= Uricosuric =

Drug class

Uricosurics are drugs that increase the excretion of uric acid in the urine, thus reducing the concentration of uric acid in blood plasma. In general, this effect is achieved by action on the proximal tubule of the kidney. Drugs that reduce blood uric acid are not all uricosurics; blood uric acid can be reduced by other mechanisms (see other Antigout Medications).

Uricosurics are often used in the treatment of gout, a disease in which uric acid crystals form deposits in the joints. By decreasing plasma uric acid levels, they help dissolve these crystals, while limiting the formation of new ones. However, the increased uric acid levels in urine can contribute to kidney stones. Thus, use of these drugs is contraindicated in persons already with a high urine concentration of uric acid (hyperuricosuria). In borderline cases, enough water to produce 2 liters of urine per day may be sufficient to permit use of an uricosuric drug.
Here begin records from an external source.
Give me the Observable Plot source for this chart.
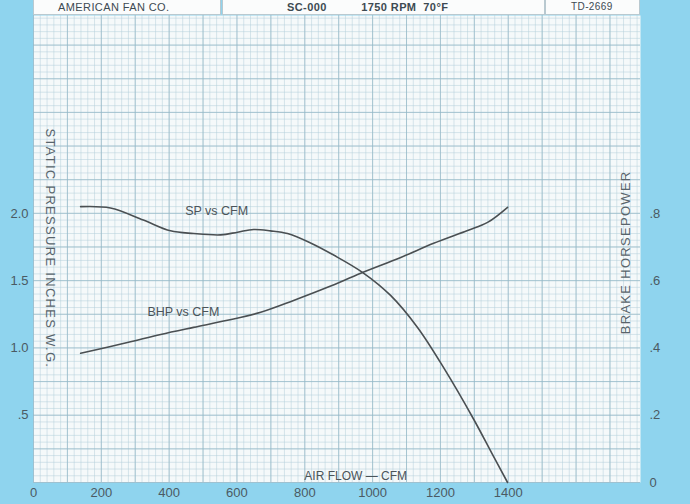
<!DOCTYPE html>
<html>
<head>
<meta charset="utf-8">
<script src="https://cdn.jsdelivr.net/npm/d3@7"></script>
<script src="https://cdn.jsdelivr.net/npm/@observablehq/plot@0.6"></script>
<style>
  html, body { margin: 0; padding: 0; background: #8fd4ee; }
  #wrap { position: relative; width: 690px; height: 504px; overflow: hidden; background: #8fd4ee; }
  #chart { position: absolute; left: 0; top: 0; }
  .hbox { position: absolute; top: 0; height: 15px; background: #fbfcfc; border: 1px solid #b9c9d0; border-top: none; box-sizing: border-box; }
  .hbox span { position: absolute; top: 1px; font: bold 11px/12px "Liberation Sans", Arial, sans-serif; color: #3d4a52; white-space: pre; letter-spacing: 0.4px; }
</style>
</head>
<body>
<div id="wrap">
  <div id="chart"></div>
  <div class="hbox" style="left:33px;width:188px;"><span style="left:24px;font-weight:normal;">AMERICAN FAN CO.</span></div>
  <div class="hbox" style="left:222px;width:323px;"><span style="left:64px;">SC-000          1750 RPM  70°F</span></div>
  <div class="hbox" style="left:545px;width:95px;"><span style="left:25px;font-weight:normal;font-size:10px;">TD-2669</span></div>
</div>
<script>
// Air flow (CFM) and static pressure (in. W.G.) for the SP vs CFM curve
const cfmSP = [139, 227, 324, 404, 472, 552, 602, 649, 699, 749, 817, 885, 971, 1053, 1133, 1209, 1298, 1351, 1398];
const sp    = [2.05, 2.04, 1.95, 1.87, 1.85, 1.84, 1.86, 1.88, 1.87, 1.85, 1.78, 1.69, 1.56, 1.39, 1.15, 0.855, 0.47, 0.22, 0.0];

// Air flow (CFM) and brake horsepower for the BHP vs CFM curve
const cfmBHP = [139, 277, 375, 472, 572, 670, 767, 867, 965, 1083, 1180, 1280, 1339, 1398];
const bhp    = [0.384, 0.416, 0.440, 0.461, 0.482, 0.506, 0.541, 0.580, 0.622, 0.669, 0.711, 0.749, 0.773, 0.818];

// Tick values and labels
const xTicks = [0, 200, 400, 600, 800, 1000, 1200, 1400];
const spTicks = [0.5, 1.0, 1.5, 2.0];
const spLabels = [".5", "1.0", "1.5", "2.0"];
const bhpTicks = [0, 0.2, 0.4, 0.6, 0.8];
const bhpLabels = ["0", ".2", ".4", ".6", ".8"];

// 0.8 BHP on the right axis lines up with 2.0 in. W.G. on the left axis
const bhpToSp = 2.5;

const spRows = cfmSP.map((c, i) => ({cfm: c, v: sp[i]}));
const bhpRows = cfmBHP.map((c, i) => ({cfm: c, v: bhp[i] * bhpToSp}));

const font = "'Liberation Sans', Arial, sans-serif";
const gridMinor = "#b4cfdb";
const gridMajor = "#93b6c6";
const tickColor = "#4b5a63";

const chart = Plot.plot({
  width: 690,
  height: 504,
  marginLeft: 33,
  marginRight: 50,
  marginTop: 15,
  marginBottom: 22,
  style: {background: "transparent", fontFamily: font, fontSize: "13px", color: tickColor},
  x: {domain: [0, 1790]},
  y: {domain: [0, 3.47]},
  marks: [
    Plot.frame({fill: "#f5f9fa", stroke: "none"}),
    Plot.gridX(d3.range(0, 1790, 20), {stroke: gridMinor, strokeOpacity: 0.5}),
    Plot.gridY(d3.range(0, 3.47, 0.05), {stroke: gridMinor, strokeOpacity: 0.5}),
    Plot.gridX(d3.range(0, 1790, 100), {stroke: gridMajor, strokeOpacity: 0.7}),
    Plot.gridY(d3.range(0, 3.47, 0.25), {stroke: gridMajor, strokeOpacity: 0.7}),
    Plot.axisX(xTicks, {tickSize: 0, tickPadding: 5, fill: tickColor, label: null,
      tickFormat: d => String(d)}),
    Plot.axisY(spTicks, {anchor: "left", tickSize: 0, tickPadding: 5, fill: tickColor, label: null,
      tickFormat: d => spLabels[spTicks.indexOf(d)]}),
    Plot.axisY(bhpTicks.map(v => v * bhpToSp), {anchor: "right", tickSize: 0, tickPadding: 9, fill: tickColor, label: null,
      tickFormat: d => bhpLabels[bhpTicks.findIndex(v => Math.abs(v * bhpToSp - d) < 1e-9)]}),
    Plot.line(spRows, {x: "cfm", y: "v", curve: "catmull-rom", stroke: "#4a4f52", strokeWidth: 1.6}),
    Plot.line(bhpRows, {x: "cfm", y: "v", curve: "catmull-rom", stroke: "#4a4f52", strokeWidth: 1.6}),
    Plot.text(["SP vs CFM"], {x: 540, y: 2.02, fontSize: 12.5, fill: "#4b5459"}),
    Plot.text(["BHP vs CFM"], {x: 442, y: 1.27, fontSize: 12.5, fill: "#4b5459"}),
    Plot.text(["AIR FLOW \u2014 CFM"], {x: 950, y: 0.045, fontSize: 12, fill: "#4b5459"}),
    Plot.text(["STATIC PRESSURE INCHES W.G."], {frameAnchor: "left", dx: 17, y: 1.74, rotate: 90,
      textAnchor: "middle", fontSize: 13, fill: "#58646b"}),
    Plot.text(["BRAKE HORSEPOWER"], {frameAnchor: "right", dx: -15, y: 1.71, rotate: -90,
      textAnchor: "middle", fontSize: 13, fill: "#58646b"})
  ]
});
d3.select(chart).selectAll("text")
  .filter(function () { return /^(STATIC|BRAKE)/.test(this.textContent); })
  .style("letter-spacing", "1.3px");
document.getElementById("chart").appendChild(chart);
</script>
</body>
</html>
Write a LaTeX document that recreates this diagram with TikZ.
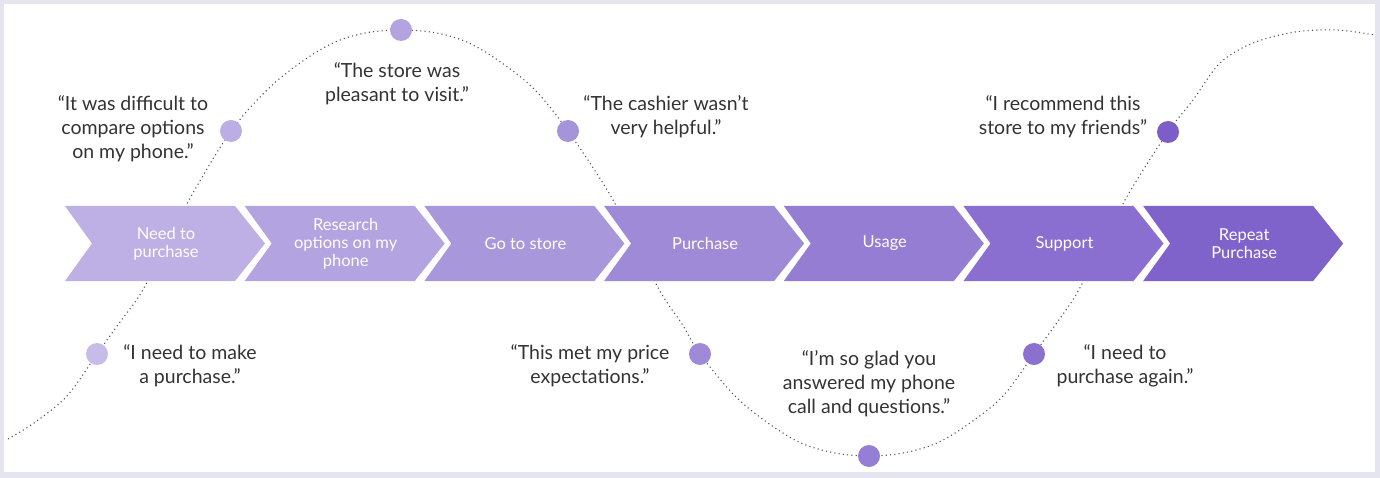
\documentclass[tikz,border=0pt]{standalone}
\usepackage{fontspec}
\setmainfont{Lato}
\definecolor{frame}{HTML}{E5E5EF}
\definecolor{qtext}{HTML}{333333}
\definecolor{cv1}{HTML}{BEB0E5}
\definecolor{cv2}{HTML}{B3A3E1}
\definecolor{cv3}{HTML}{A997DC}
\definecolor{cv4}{HTML}{9F8AD8}
\definecolor{cv5}{HTML}{957DD4}
\definecolor{cv6}{HTML}{8B6FD0}
\definecolor{cv7}{HTML}{8062CB}
\definecolor{dt1}{HTML}{C7BCE8}
\definecolor{dt2}{HTML}{BCAEE4}
\definecolor{dt3}{HTML}{B3A3E0}
\definecolor{dt4}{HTML}{A694DB}
\definecolor{dt5}{HTML}{9F8AD8}
\definecolor{dt6}{HTML}{957ED4}
\definecolor{dt7}{HTML}{8B70D0}
\definecolor{dt8}{HTML}{7C5DCA}
\definecolor{curvec}{HTML}{555555}
\tikzset{
  quote/.style={text=qtext, align=center, font=\fontsize{19.5}{24}\selectfont, inner sep=0pt},
  chevtext/.style={text=white, align=center, font=\fontsize{16.5}{18}\selectfont, inner sep=0pt},
  dotmark/.style={circle, minimum size=22pt, inner sep=0pt, draw=none},
  curveline/.style={draw=curvec, line width=1.1pt, dash pattern=on 1.1pt off 3.2pt},
}
\begin{document}
\begin{tikzpicture}[x=1pt,y=-1pt]
\fill[frame] (0,0) rectangle (1380,478);
\fill[white] (4,4) rectangle (1375,472);
\useasboundingbox (0,0) rectangle (1380,478);
% dotted journey curve
\draw[curveline] plot[smooth, tension=0.55] coordinates {
(8,439) (34,423) (67,396) (97,354) (120,322) (141,293) (167,243) (193,193) (231,131) (267,90) (300,63) (333,43) (365,33) (401,30) (437,33) (469,43) (502,63) (535,90) (568,131) (609,193) (635,243) (661,293) (682,324) (700,354) (735,396) (768,423) (801,443) (835,453) (869,456) (903,453) (937,443) (970,423) (1003,396) (1034,354) (1056,324) (1077,293) (1103,243) (1129,193) (1168,132) (1193,100) (1220,63) (1253,43) (1295,32) (1337,30) (1375,35)};
% chevrons
\foreach \i/\c/\t in {0/cv1/{Need to\\purchase},1/cv2/{Research\\options on my\\phone},2/cv3/{Go to store},3/cv4/{Purchase},4/cv5/{Usage},5/cv6/{Support},6/cv7/{Repeat\\Purchase}}{
  \pgfmathsetmacro{\L}{65+\i*179.7}
  \fill[\c] (\L,206) -- ++(170,0) -- ++(30,37.5) -- ++(-30,37.5) -- ++(-170,0) -- ++(27,-37.5) -- cycle;
  \node[chevtext] (chev\i) at (\L+101,243.5) {\t};
}
% dots
\node[dotmark, fill=dt1] (d1) at (97,354) {};
\node[dotmark, fill=dt2] (d2) at (231,131) {};
\node[dotmark, fill=dt3] (d3) at (401,30) {};
\node[dotmark, fill=dt4] (d4) at (568,131) {};
\node[dotmark, fill=dt5] (d5) at (700,354) {};
\node[dotmark, fill=dt6] (d6) at (869,456) {};
\node[dotmark, fill=dt7] (d7) at (1034,354) {};
\node[dotmark, fill=dt8] (d8) at (1168,132) {};
% quotes
\node[quote] (q1) at (190,366) {“I need to make\\a purchase.”};
\node[quote] (q2) at (133,129) {“It was difficult to\\compare options\\on my phone.”};
\node[quote] (q3) at (397,84) {“The store was\\pleasant to visit.”};
\node[quote] (q4) at (666,117) {“The cashier wasn’t\\very helpful.”};
\node[quote] (q5) at (590,366) {“This met my price\\expectations.”};
\node[quote] (q6) at (869,384) {“I’m so glad you\\answered my phone\\call and questions.”};
\node[quote] (q7) at (1125,366) {“I need to\\purchase again.”};
\node[quote] (q8) at (1063,117) {“I recommend this\\store to my friends”};
\end{tikzpicture}
\end{document}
By their mechanism of action, some uricosurics (such as probenecid) increase the blood plasma concentration of certain other drugs and their metabolic products. While this is occasionally exploitable to good effect (see oseltamivir), assessment of drug interactions is very important when using uricosuric drugs in the presence of other medications.

==Primary uricosurics==
The primary uricosuric drugs include probenecid, benzbromarone, sulfinpyrazone and dotinurad.

==Secondary uricosurics==
Drugs with other primary uses, that have known uricosuric properties, include losartan, atorvastatin, and fenofibrate. Although these drugs may have significant uricosuric action, their other significant pharmacological actions in off-label use as a uricosuric requires careful assessment of the patient to achieve the most benefit and least risk.
- Amlodipine
- Atorvastatin (lowers cholesterol)
- Fenofibrate (lowers triglycerides, raises HDL)
- Losartan
- Adrenocorticotropic hormone
- Cortisone

Abdominal surgery also has a uricosuric effect, as well as the potential to precipitate an acute attack of gout.

==Pharmacology==
In general, uricosuric drugs act on the proximal tubules in the kidneys, where they interfere with the absorption of uric acid from the kidney back into the blood. Several uricosurics are known to act in vitro by blocking the function of a protein encoded by the gene SLC22A12, also known as urate transporter 1 or URAT1. URAT1 is the central mediator in the transport of uric acid from the kidney into the blood. In some persons with loss-of-function mutations of URAT1, the uricosurics benzbromarone and losartan had no effect, suggesting these drugs act on URAT1 in vivo. Thus, uricosuric drugs may be candidates for management in a personalized medicine model.

==Antiuricosurics==
Antiuricosuric drugs raise serum uric acid levels and lower urine uric acid levels. These drugs include all diuretics, pyrazinoate, pyrazinamide, ethambutol, niacin, and aspirin. The NSAID diclofenac has an antiuricosuric action, which may be partly responsible for the extraordinary toxicity of this drug in vultures.

Pyrazinamide, a drug indicated only for treatment of tuberculosis, is a potent antiuricosuric and, as a consequence, has an off-label use in the diagnosis of causes of abnormal uric acid clearance. It acts on URAT1.

Antiuricosuric drugs are useful for treatment of hypouricemia and perhaps also hyperuricosuria, but are contraindicated in persons with conditions including hyperuricemia and gout.